On March 11, Patrick began to create a spectacle over PUC repricing. Tailed by a small entourage, he showed up in the vast Senate chamber for a Jurisprudence Committee hearing at which D’Andrea, seeming unusually jolly for an energy regulator under fire, was answering questions. In his six years leading the Texas Senate, Patrick had only once before made a cameo appearance in a committee, when he had voiced support for school vouchers in 2017. Prior to the lieutenant governor’s arrival, D’Andrea had defended the decision to artificially keep energy rates high. He said the PUC ultimately didn’t want to risk another round of devastating blackouts and agreed to the rates to incentivize power companies to keep producing. He encouraged lawmakers to leave the matter alone. (No legislator knew it at the time, but by arguing against repricing, D’Andrea was keeping the private promise he had made two days earlier to big energy investors on Wall Street.)

Patrick first showered the regulator with empathy. How tough this all must be, he said to the PUC chairman, who smiled at the end of the table. “You seem like a very nice person stuck in the middle,” Patrick continued. Then the facade dropped and he proceeded to berate D’Andrea, making a scene of moralizing. “Do the right thing,” Patrick said, urging D’Andrea to order repricing. D’Andrea, bewildered and occasionally stuttering during the interrogation, refused to agree to reprice those hours of electricity, arguing that it would be illegal for him to do so.

Then, in a stunning reversal of the last few weeks of elected state leaders blaming appointed officials, the PUC chairman added that it was Patrick’s job to adjust prices, not his. “I’m not going to sit here and say I didn’t make mistakes. Obviously, we all did,” he said. “You can act. You’re the legislature. I can’t act. I’m a bureaucrat.

Usually, Patrick does the finger-pointing, often on Fox News or a conservative radio program where the host is unlikely to challenge him. Having his bluff to take personal responsibility for fixing problems called was a new experience. Patrick went into overdrive. On Friday, March 12, he asked the governor to compel D’Andrea to change the prices. Abbott responded that night that he, like D’Andrea, thinks the PUC ordering repricing would be illegal, kicking the issue back to Patrick and the Legislature. Over the weekend, Patrick and his team drafted a bill forcing the PUC to do as it was told, and he spent Sunday night calling senators to convince them to bend the Senate’s procedural rules to take up his bill.

On Monday, the Jurisprudence Committee, which had watched Patrick dress down D’Andrea, gave the bill its blessing in three minutes with no questions. The two-page legislation passed the Senate in a little more than an hour. But unlike buying metal detectors for a school or asking churchgoers to take in foster children, passing legislation requires the approval of both houses and the governor. Patrick publicly urged Abbott to voice support for his plan, in hopes it would encourage the more hesitant House to come along. Abbott declined, and ultimately, Speaker Phelan said the House would not take up the bill.

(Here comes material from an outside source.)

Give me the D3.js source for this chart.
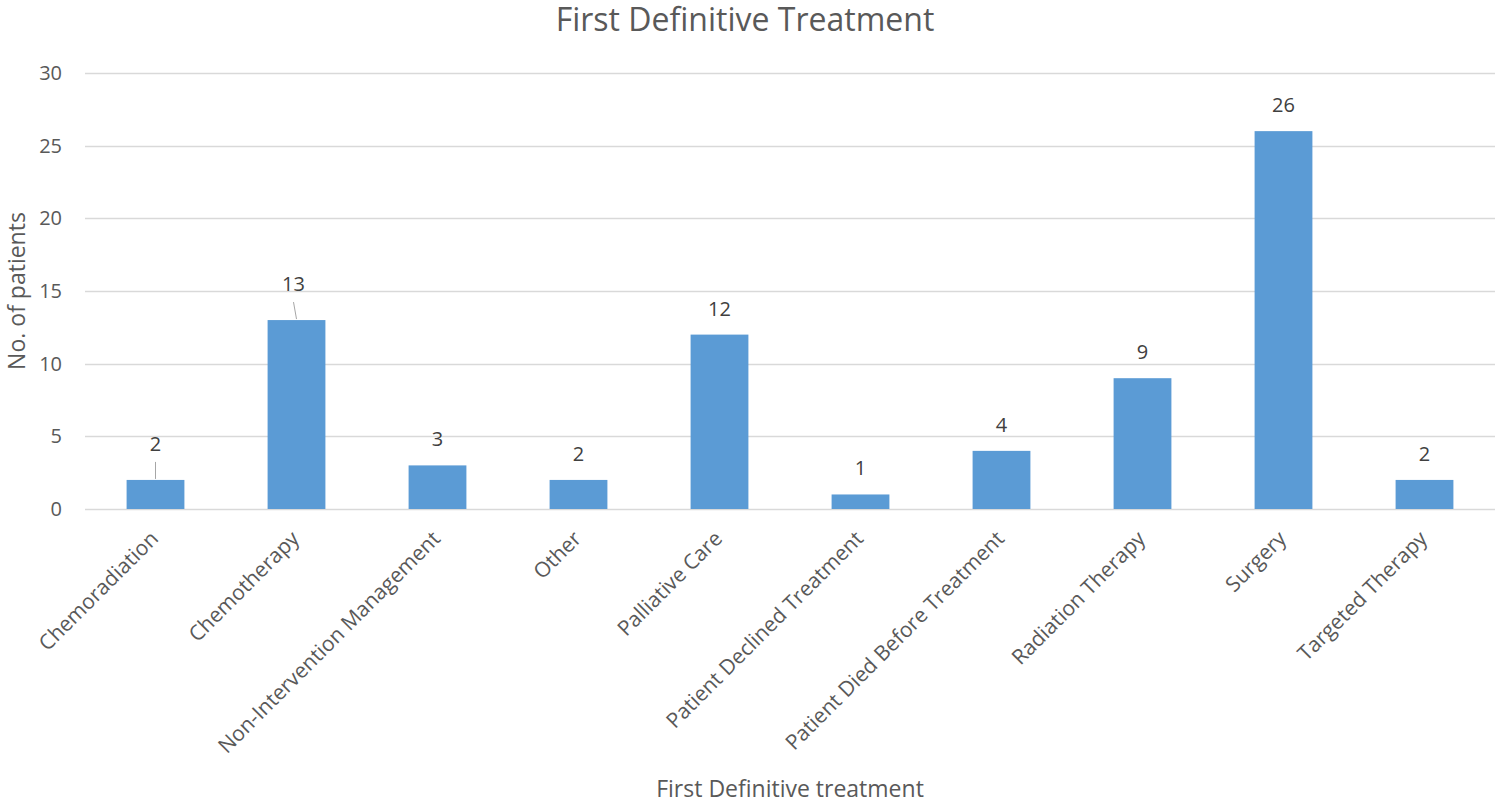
<!DOCTYPE html>
<head>
    <meta charset="utf-8">
    <script src="https://d3js.org/d3.v7.min.js"></script>
    <style>
      body { margin: 0; background: #fff; }
      text { font-family: "Open Sans", sans-serif; fill: #595959; }
      .charttitle { font-size: 32px; }
      .ticklabel { font-size: 20px; }
      .catlabel { font-size: 21px; }
      .axistitle { font-size: 23px; }
      .valuelabel { font-size: 20px; fill: #404040; }
    </style>
</head>
<body>
    <script>
        // data
        var categories = ["Chemoradiation","Chemotherapy","Non-Intervention Management","Other","Palliative Care",
                          "Patient Declined Treatment","Patient Died Before Treatment","Radiation Therapy","Surgery","Targeted Therapy"]
        var patients = [2, 13, 3, 2, 12, 1, 4, 9, 26, 2]
        var yTicks = [0, 5, 10, 15, 20, 25, 30]

        // a couple of value labels were dragged off their bars in the original
        var labelShift = {"Chemoradiation": [0, -10], "Chemotherapy": [-3, -10]}

        var svg_w = 1496, svg_h = 804
        var plotLeft = 85, plotRight = 1495, plotTop = 73, plotBottom = 509

        var svg = d3.select("body").append("svg")
          .attr("width", svg_w)
          .attr("height", svg_h)

        var data = categories.map(function(c, i){ return {cat: c, val: patients[i]} })

        var x = d3.scaleBand().domain(categories).range([plotLeft, plotRight]).paddingInner(0.59).paddingOuter(0.295)
        var y = d3.scaleLinear().domain([0, 30]).range([plotBottom, plotTop])

        // gridlines
        svg.append("g").selectAll("line").data(yTicks).enter().append("line")
          .attr("x1", plotLeft).attr("x2", plotRight)
          .attr("y1", function(d){ return Math.round(y(d)) + 0.5 })
          .attr("y2", function(d){ return Math.round(y(d)) + 0.5 })
          .attr("stroke", "#d9d9d9").attr("stroke-width", 1.3)

        // y tick labels
        svg.append("g").selectAll("text").data(yTicks).enter().append("text")
          .attr("class", "ticklabel")
          .attr("x", 62).attr("y", function(d){ return y(d) + 7 })
          .attr("text-anchor", "end")
          .text(function(d){ return d })

        // bars
        svg.append("g").selectAll("rect").data(data).enter().append("rect")
          .attr("x", function(d){ return x(d.cat) })
          .attr("y", function(d){ return y(d.val) })
          .attr("width", x.bandwidth())
          .attr("height", function(d){ return y(0) - y(d.val) })
          .attr("fill", "#5b9bd5")

        // value labels
        var labels = svg.append("g").selectAll("g").data(data).enter().append("g")
        labels.append("text")
          .attr("class", "valuelabel")
          .attr("text-anchor", "middle")
          .attr("x", function(d){ var s = labelShift[d.cat] || [0, 0]; return x(d.cat) + x.bandwidth()/2 + s[0] })
          .attr("y", function(d){ var s = labelShift[d.cat] || [0, 0]; return y(d.val) - 19 + s[1] })
          .text(function(d){ return d.val })
        labels.filter(function(d){ return labelShift[d.cat] }).append("line")
          .attr("x1", function(d){ return x(d.cat) + x.bandwidth()/2 + labelShift[d.cat][0] })
          .attr("y1", function(d){ return y(d.val) - 18 })
          .attr("x2", function(d){ return x(d.cat) + x.bandwidth()/2 })
          .attr("y2", function(d){ return y(d.val) - 1 })
          .attr("stroke", "#a6a6a6").attr("stroke-width", 1)

        // category labels, rotated
        svg.append("g").selectAll("text").data(categories).enter().append("text")
          .attr("class", "catlabel")
          .attr("text-anchor", "end")
          .attr("transform", function(d){ return "translate(" + (x(d) + x.bandwidth()/2 + 4) + "," + 540 + ") rotate(-45)" })
          .text(function(d){ return d })

        // titles
        svg.append("text").attr("class", "charttitle")
          .attr("x", 745).attr("y", 31).attr("text-anchor", "middle")
          .text("First Definitive Treatment")
        svg.append("text").attr("class", "axistitle")
          .attr("x", (plotLeft + plotRight)/2).attr("y", 797).attr("text-anchor", "middle")
          .text("First Definitive treatment")
        svg.append("text").attr("class", "axistitle")
          .attr("transform", "translate(25," + (plotTop + plotBottom)/2 + ") rotate(-90)")
          .attr("text-anchor", "middle")
          .text("No. of patients")
    </script>
</body>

Weeks after pointing at himself in front of cameras and saying he took responsibility for preventing future energy crises, Patrick then pointed the finger elsewhere. “The Texas Senate stood for individuals, and I’m proud of you,” he said on the Senate floor Tuesday. “The House stood for big business.” A few days later, on Thursday, Patrick assembled a press audience to hear him call out the governor. He urged Abbott to tell the PUC to stop the clock on the March 20 deadline so the Legislature can take a second hack at sorting out the repricing issue. “I’m actually coming to the governor and saying, ‘Governor, help,’” Patrick pled, adding that, otherwise, the Senate’s fix—his fix—“will be for naught.”